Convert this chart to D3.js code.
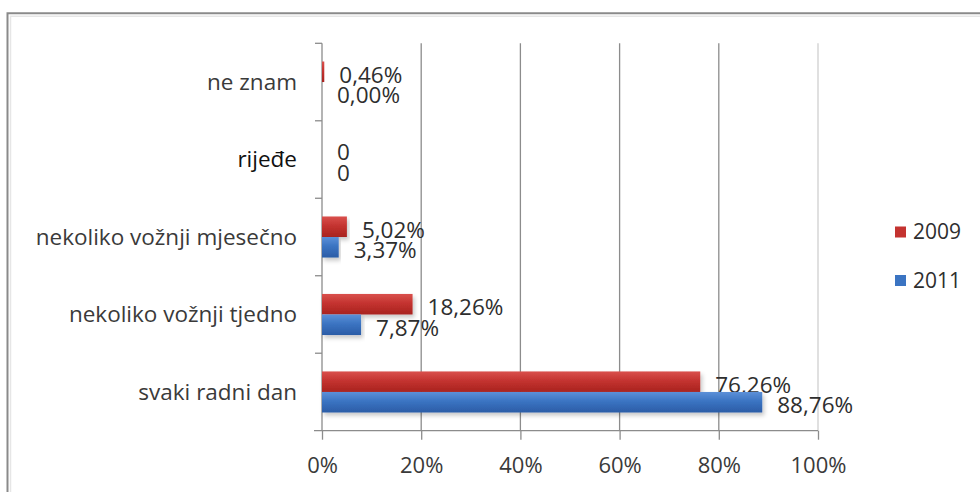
<!DOCTYPE html>
<html>
<head>
<meta charset="utf-8">
<script src="https://cdn.jsdelivr.net/npm/d3@7"></script>
<style>
  html, body { margin: 0; padding: 0; background: #fff; }
  svg { display: block; }
  text { font-family: "Open Sans", "DejaVu Sans", sans-serif; }
</style>
</head>
<body>
<svg id="chart" width="980" height="492"></svg>
<script>
// Categories, top to bottom
const categories = [
  "ne znam",
  "rijeđe",
  "nekoliko vožnji mjesečno",
  "nekoliko vožnji tjedno",
  "svaki radni dan"
];
const seriesNames = ["2009", "2011"];
// Shares in percent
const values2009 = [0.46, 0, 5.02, 18.26, 76.26];
const values2011 = [0.00, 0, 3.37, 7.87, 88.76];
// Data labels as printed next to each bar
const labels2009 = ["0,46%", "0", "5,02%", "18,26%", "76,26%"];
const labels2011 = ["0,00%", "0", "3,37%", "7,87%", "88,76%"];
const xTicks = [0, 20, 40, 60, 80, 100];
const xTickLabels = ["0%", "20%", "40%", "60%", "80%", "100%"];

const svg = d3.select("#chart");
const W = 980, H = 492;

const plot = { left: 322, right: 818, top: 43.3, bottom: 430.7 };

const defs = svg.append("defs");
function barGradient(id, top, mid, bottom) {
  const g = defs.append("linearGradient")
    .attr("id", id).attr("x1", 0).attr("y1", 0).attr("x2", 0).attr("y2", 1);
  g.append("stop").attr("offset", "0%").attr("stop-color", top);
  g.append("stop").attr("offset", "45%").attr("stop-color", mid);
  g.append("stop").attr("offset", "100%").attr("stop-color", bottom);
}
barGradient("grad2009", "#d9504c", "#c43330", "#a8231f");
barGradient("grad2011", "#5c90d8", "#3b74c2", "#2b5ca6");

const shadow = defs.append("filter").attr("id", "barShadow")
  .attr("x", "-5%").attr("y", "-20%").attr("width", "115%").attr("height", "160%");
shadow.append("feDropShadow")
  .attr("dx", 2).attr("dy", 3).attr("stdDeviation", 2)
  .attr("flood-color", "#000").attr("flood-opacity", 0.22);

// Outer chart frame (continues past the right and bottom edges)
svg.append("path")
  .attr("d", `M7.5,${H + 10} V13.3 H${W + 10}`)
  .attr("fill", "none").attr("stroke", "#8a8a8a").attr("stroke-width", 2);
svg.append("path")
  .attr("d", `M10.5,${H + 10} V16.3 H${W + 10}`)
  .attr("fill", "none").attr("stroke", "#e6e6e6").attr("stroke-width", 1.5);

const x = d3.scaleLinear().domain([0, 100]).range([plot.left, plot.right]);
const y = d3.scaleBand().domain(categories).range([plot.top, plot.bottom])
  .paddingInner(0.47).paddingOuter(0.235);
const ySub = d3.scaleBand().domain(seriesNames).range([0, y.bandwidth()]);

// Vertical gridlines
svg.append("g").selectAll("line")
  .data(xTicks.filter(d => d > 0))
  .join("line")
  .attr("x1", d => x(d)).attr("x2", d => x(d))
  .attr("y1", plot.top).attr("y2", plot.bottom)
  .attr("stroke", d => d === 100 ? "#cfcfcf" : "#8c8c8c")
  .attr("stroke-width", 1.3);

// Horizontal axis with ticks below
const xAxis = d3.axisBottom(x).tickValues(xTicks)
  .tickFormat((d, i) => xTickLabels[i]).tickSize(9).tickPadding(18);
const gx = svg.append("g").attr("transform", `translate(0,${plot.bottom})`).call(xAxis);
gx.select(".domain").remove();
gx.append("line")
  .attr("x1", plot.left - 8).attr("x2", plot.right)
  .attr("stroke", "#8c8c8c").attr("stroke-width", 1.3);
gx.selectAll(".tick line").attr("stroke", "#8c8c8c").attr("stroke-width", 1.3);
gx.selectAll(".tick text")
  .attr("fill", "#3a3a3a").style("font-size", "22px");

// Vertical axis with ticks at category boundaries
const boundaries = categories.map(c => y(c) - y.step() * y.paddingInner() / 2);
const gy = svg.append("g");
gy.append("line")
  .attr("x1", plot.left).attr("x2", plot.left)
  .attr("y1", plot.top).attr("y2", plot.bottom)
  .attr("stroke", "#8c8c8c").attr("stroke-width", 1.3);
gy.selectAll("line.tick")
  .data(boundaries)
  .join("line").attr("class", "tick")
  .attr("x1", plot.left - 7).attr("x2", plot.left)
  .attr("y1", d => d).attr("y2", d => d)
  .attr("stroke", "#8c8c8c").attr("stroke-width", 1.3);

// Category labels
gy.selectAll("text")
  .data(categories)
  .join("text")
  .attr("x", plot.left - 25)
  .attr("y", d => y(d) + y.bandwidth() / 2)
  .attr("dy", "0.35em")
  .attr("text-anchor", "end")
  .attr("fill", d => d === "rijeđe" ? "#111" : "#3a3a3a")
  .style("font-size", "22.5px")
  .text(d => d);

// Bars
const series = [
  { name: "2009", values: values2009, labels: labels2009, fill: "url(#grad2009)" },
  { name: "2011", values: values2011, labels: labels2011, fill: "url(#grad2011)" }
];

series.forEach(s => {
  const rows = categories.map((c, i) => ({ c, v: s.values[i], label: s.labels[i] }));
  const g = svg.append("g");
  g.selectAll("rect")
    .data(rows)
    .join("rect")
    .attr("x", x(0))
    .attr("y", d => y(d.c) + ySub(s.name))
    .attr("width", d => x(d.v) - x(0))
    .attr("height", ySub.bandwidth())
    .attr("fill", s.fill)
    .attr("filter", d => d.v > 1 ? "url(#barShadow)" : null);
  g.selectAll("text")
    .data(rows)
    .join("text")
    .attr("x", d => x(d.v) + 15)
    .attr("y", d => y(d.c) + ySub(s.name) + ySub.bandwidth() / 2 + 3)
    .attr("dy", "0.35em")
    .attr("fill", "#2e2e2e")
    .style("font-size", "22.5px")
    .text(d => d.label);
});

// Legend
const legend = svg.append("g");
const legendRows = [
  { name: "2009", fill: "#c43330", cy: 232 },
  { name: "2011", fill: "#3b74c2", cy: 280.5 }
];
legend.selectAll("rect")
  .data(legendRows)
  .join("rect")
  .attr("x", 895).attr("y", d => d.cy - 5.5)
  .attr("width", 11).attr("height", 11)
  .attr("fill", d => d.fill);
legend.selectAll("text")
  .data(legendRows)
  .join("text")
  .attr("x", 913).attr("y", d => d.cy).attr("dy", "0.35em")
  .attr("fill", "#2e2e2e")
  .style("font-size", "21px")
  .text(d => d.name);
</script>
</body>
</html>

- _Given problem_: Leave the pictures out and output the rest of the listing exactly.

- _Output of the exercise_:
Convert this chart to D3.js code.
<!DOCTYPE html>
<html>
<head>
<meta charset="utf-8">
<script src="https://cdn.jsdelivr.net/npm/d3@7"></script>
<style>
  html, body { margin: 0; padding: 0; background: #fff; }
  svg { display: block; }
  text { font-family: "Open Sans", "DejaVu Sans", sans-serif; }
</style>
</head>
<body>
<svg id="chart" width="980" height="492"></svg>
<script>
// Categories, top to bottom
const categories = [
  "ne znam",
  "rijeđe",
  "nekoliko vožnji mjesečno",
  "nekoliko vožnji tjedno",
  "svaki radni dan"
];
const seriesNames = ["2009", "2011"];
// Shares in percent
const values2009 = [0.46, 0, 5.02, 18.26, 76.26];
const values2011 = [0.00, 0, 3.37, 7.87, 88.76];
// Data labels as printed next to each bar
const labels2009 = ["0,46%", "0", "5,02%", "18,26%", "76,26%"];
const labels2011 = ["0,00%", "0", "3,37%", "7,87%", "88,76%"];
const xTicks = [0, 20, 40, 60, 80, 100];
const xTickLabels = ["0%", "20%", "40%", "60%", "80%", "100%"];

const svg = d3.select("#chart");
const W = 980, H = 492;

const plot = { left: 322, right: 818, top: 43.3, bottom: 430.7 };

const defs = svg.append("defs");
function barGradient(id, top, mid, bottom) {
  const g = defs.append("linearGradient")
    .attr("id", id).attr("x1", 0).attr("y1", 0).attr("x2", 0).attr("y2", 1);
  g.append("stop").attr("offset", "0%").attr("stop-color", top);
  g.append("stop").attr("offset", "45%").attr("stop-color", mid);
  g.append("stop").attr("offset", "100%").attr("stop-color", bottom);
}
barGradient("grad2009", "#d9504c", "#c43330", "#a8231f");
barGradient("grad2011", "#5c90d8", "#3b74c2", "#2b5ca6");

const shadow = defs.append("filter").attr("id", "barShadow")
  .attr("x", "-5%").attr("y", "-20%").attr("width", "115%").attr("height", "160%");
shadow.append("feDropShadow")
  .attr("dx", 2).attr("dy", 3).attr("stdDeviation", 2)
  .attr("flood-color", "#000").attr("flood-opacity", 0.22);

// Outer chart frame (continues past the right and bottom edges)
svg.append("path")
  .attr("d", `M7.5,${H + 10} V13.3 H${W + 10}`)
  .attr("fill", "none").attr("stroke", "#8a8a8a").attr("stroke-width", 2);
svg.append("path")
  .attr("d", `M10.5,${H + 10} V16.3 H${W + 10}`)
  .attr("fill", "none").attr("stroke", "#e6e6e6").attr("stroke-width", 1.5);

const x = d3.scaleLinear().domain([0, 100]).range([plot.left, plot.right]);
const y = d3.scaleBand().domain(categories).range([plot.top, plot.bottom])
  .paddingInner(0.47).paddingOuter(0.235);
const ySub = d3.scaleBand().domain(seriesNames).range([0, y.bandwidth()]);

// Vertical gridlines
svg.append("g").selectAll("line")
  .data(xTicks.filter(d => d > 0))
  .join("line")
  .attr("x1", d => x(d)).attr("x2", d => x(d))
  .attr("y1", plot.top).attr("y2", plot.bottom)
  .attr("stroke", d => d === 100 ? "#cfcfcf" : "#8c8c8c")
  .attr("stroke-width", 1.3);

// Horizontal axis with ticks below
const xAxis = d3.axisBottom(x).tickValues(xTicks)
  .tickFormat((d, i) => xTickLabels[i]).tickSize(9).tickPadding(18);
const gx = svg.append("g").attr("transform", `translate(0,${plot.bottom})`).call(xAxis);
gx.select(".domain").remove();
gx.append("line")
  .attr("x1", plot.left - 8).attr("x2", plot.right)
  .attr("stroke", "#8c8c8c").attr("stroke-width", 1.3);
gx.selectAll(".tick line").attr("stroke", "#8c8c8c").attr("stroke-width", 1.3);
gx.selectAll(".tick text")
  .attr("fill", "#3a3a3a").style("font-size", "22px");

// Vertical axis with ticks at category boundaries
const boundaries = categories.map(c => y(c) - y.step() * y.paddingInner() / 2);
const gy = svg.append("g");
gy.append("line")
  .attr("x1", plot.left).attr("x2", plot.left)
  .attr("y1", plot.top).attr("y2", plot.bottom)
  .attr("stroke", "#8c8c8c").attr("stroke-width", 1.3);
gy.selectAll("line.tick")
  .data(boundaries)
  .join("line").attr("class", "tick")
  .attr("x1", plot.left - 7).attr("x2", plot.left)
  .attr("y1", d => d).attr("y2", d => d)
  .attr("stroke", "#8c8c8c").attr("stroke-width", 1.3);

// Category labels
gy.selectAll("text")
  .data(categories)
  .join("text")
  .attr("x", plot.left - 25)
  .attr("y", d => y(d) + y.bandwidth() / 2)
  .attr("dy", "0.35em")
  .attr("text-anchor", "end")
  .attr("fill", d => d === "rijeđe" ? "#111" : "#3a3a3a")
  .style("font-size", "22.5px")
  .text(d => d);

// Bars
const series = [
  { name: "2009", values: values2009, labels: labels2009, fill: "url(#grad2009)" },
  { name: "2011", values: values2011, labels: labels2011, fill: "url(#grad2011)" }
];

series.forEach(s => {
  const rows = categories.map((c, i) => ({ c, v: s.values[i], label: s.labels[i] }));
  const g = svg.append("g");
  g.selectAll("rect")
    .data(rows)
    .join("rect")
    .attr("x", x(0))
    .attr("y", d => y(d.c) + ySub(s.name))
    .attr("width", d => x(d.v) - x(0))
    .attr("height", ySub.bandwidth())
    .attr("fill", s.fill)
    .attr("filter", d => d.v > 1 ? "url(#barShadow)" : null);
  g.selectAll("text")
    .data(rows)
    .join("text")
    .attr("x", d => x(d.v) + 15)
    .attr("y", d => y(d.c) + ySub(s.name) + ySub.bandwidth() / 2 + 3)
    .attr("dy", "0.35em")
    .attr("fill", "#2e2e2e")
    .style("font-size", "22.5px")
    .text(d => d.label);
});

// Legend
const legend = svg.append("g");
const legendRows = [
  { name: "2009", fill: "#c43330", cy: 232 },
  { name: "2011", fill: "#3b74c2", cy: 280.5 }
];
legend.selectAll("rect")
  .data(legendRows)
  .join("rect")
  .attr("x", 895).attr("y", d => d.cy - 5.5)
  .attr("width", 11).attr("height", 11)
  .attr("fill", d => d.fill);
legend.selectAll("text")
  .data(legendRows)
  .join("text")
  .attr("x", 913).attr("y", d => d.cy).attr("dy", "0.35em")
  .attr("fill", "#2e2e2e")
  .style("font-size", "21px")
  .text(d => d.name);
</script>
</body>
</html>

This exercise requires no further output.